Much of the opposition to the plans focused on the fact that some of the most popular homes were due to be demolished, rather than just the vacant houses. However, Southdale Homes said this approach was necessary in order to build houses that would be attractive to private buyers. 

Peter Beck, the council's neighbourhood housing regeneration manager, has vivid memories of the opposition. ‘They actually used to hang effigies of me from lampposts,’ he said.

The bulldozers moved onto the estate in October 2002, after months of delays. They were met by angry residents waving placards. The anger was fuelled by the number of times some tenants had had to move while waiting for permanent rehousing. Others were furious at the poor condition of their temporary housing, and there was particular concern for elderly residents, some of whom had lived on the estate for decades.

‘It wasn’t what they were doing but the way they were doing it,’ said Margaret Lees, who led the action group. Mrs Lees claims the council was not clear about the number of homes they were planning to demolish. She had thought it was only the empty homes that would come down, not ones that people were still living in. ‘We didn’t want to lose our homes just so they could build posh houses,’ she said.

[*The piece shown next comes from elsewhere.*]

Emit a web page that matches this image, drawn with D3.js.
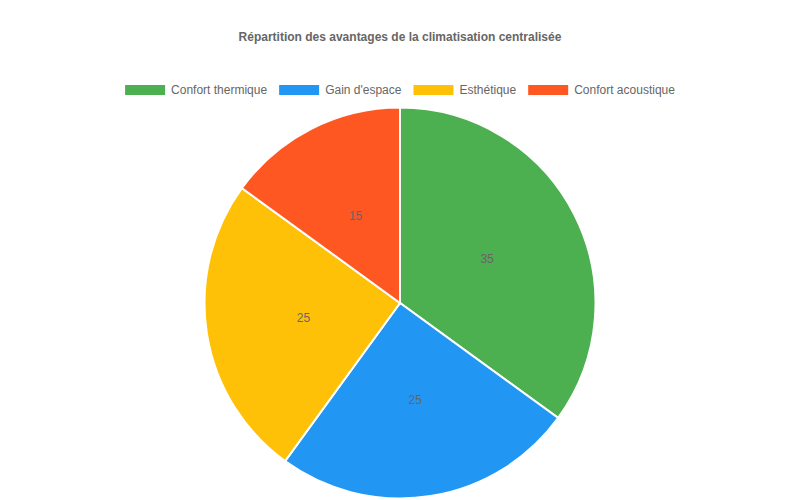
<!DOCTYPE html>
<html>
<head>
<meta charset="utf-8">
<script src="https://cdn.jsdelivr.net/npm/d3@7"></script>
<style>
  body { margin: 0; background: #fff; }
  text { font-family: "Liberation Sans", Arial, Helvetica, sans-serif; }
</style>
</head>
<body>
<div id="chart"></div>
<script>
// data
const categories = ["Confort thermique", "Gain d'espace", "Esthétique", "Confort acoustique"];
const values = [35, 25, 25, 15];
const colors = ["#4CAF50", "#2196F3", "#FFC107", "#FF5722"];
const title = "Répartition des avantages de la climatisation centralisée";

const width = 800, height = 500;
const cx = 400, cy = 303, radius = 195.5;

let svg = d3.select("#chart")
    .append("svg")
    .attr("width", width)
    .attr("height", height)

svg.append("text")
    .attr("x", width / 2)
    .attr("y", 41)
    .attr("text-anchor", "middle")
    .attr("font-size", 12)
    .attr("font-weight", "bold")
    .attr("fill", "#666")
    .text(title)

// legend, centred as a whole row
const legend = svg.append("g").attr("class", "legend")
const boxW = 40, boxH = 10, gap = 12;
let items = legend.selectAll("g")
    .data(categories)
    .join("g")

items.append("rect")
    .attr("width", boxW)
    .attr("height", boxH)
    .attr("y", -5)
    .attr("fill", (d, i) => colors[i])

items.append("text")
    .attr("x", boxW + 6)
    .attr("dy", "0.35em")
    .attr("font-size", 12)
    .attr("fill", "#666")
    .text(d => d)

let widths = [];
items.each(function () {
    widths.push(boxW + 6 + d3.select(this).select("text").node().getComputedTextLength());
});
let total = d3.sum(widths) + gap * (widths.length - 1);
let xpos = (width - total) / 2;
items.attr("transform", function (d, i) {
    let x = xpos;
    xpos += widths[i] + gap;
    return "translate(" + x + ",90)";
});

// pie
const pie = d3.pie().sort(null).value(d => d)
const arc = d3.arc().innerRadius(0).outerRadius(radius)
const labelArc = d3.arc().innerRadius(radius / 2).outerRadius(radius / 2)

let g = svg.append("g").attr("transform", "translate(" + cx + "," + cy + ")")

g.selectAll("path")
    .data(pie(values))
    .join("path")
    .attr("d", arc)
    .attr("fill", (d, i) => colors[i])
    .attr("stroke", "#fff")
    .attr("stroke-width", 2)

g.selectAll("text.lbl")
    .data(pie(values))
    .join("text")
    .attr("class", "lbl")
    .attr("transform", d => "translate(" + labelArc.centroid(d) + ")")
    .attr("text-anchor", "middle")
    .attr("dy", "0.35em")
    .attr("font-size", 12)
    .attr("fill", "#666")
    .text(d => d.data)
</script>
</body>
</html>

In total, 600 houses came down. Peter Beck is adamant that this large-scale demolition was the only way to enable DBI to achieve what it did. Without the deal with Southdale Homes, there would have been no money for the improvements the estate desperately needed.

‘I can still walk round Brackenhall and no-one gobs me because we were determined to get the best results for the local people,’ he says. ‘ I can hold my head up high because I know we’ve done a bloody good job here.’

Despite the strength of feeling on the estate, in the end not one person had to be evicted. This may have been due to the very careful attention that was given to each individual tenant.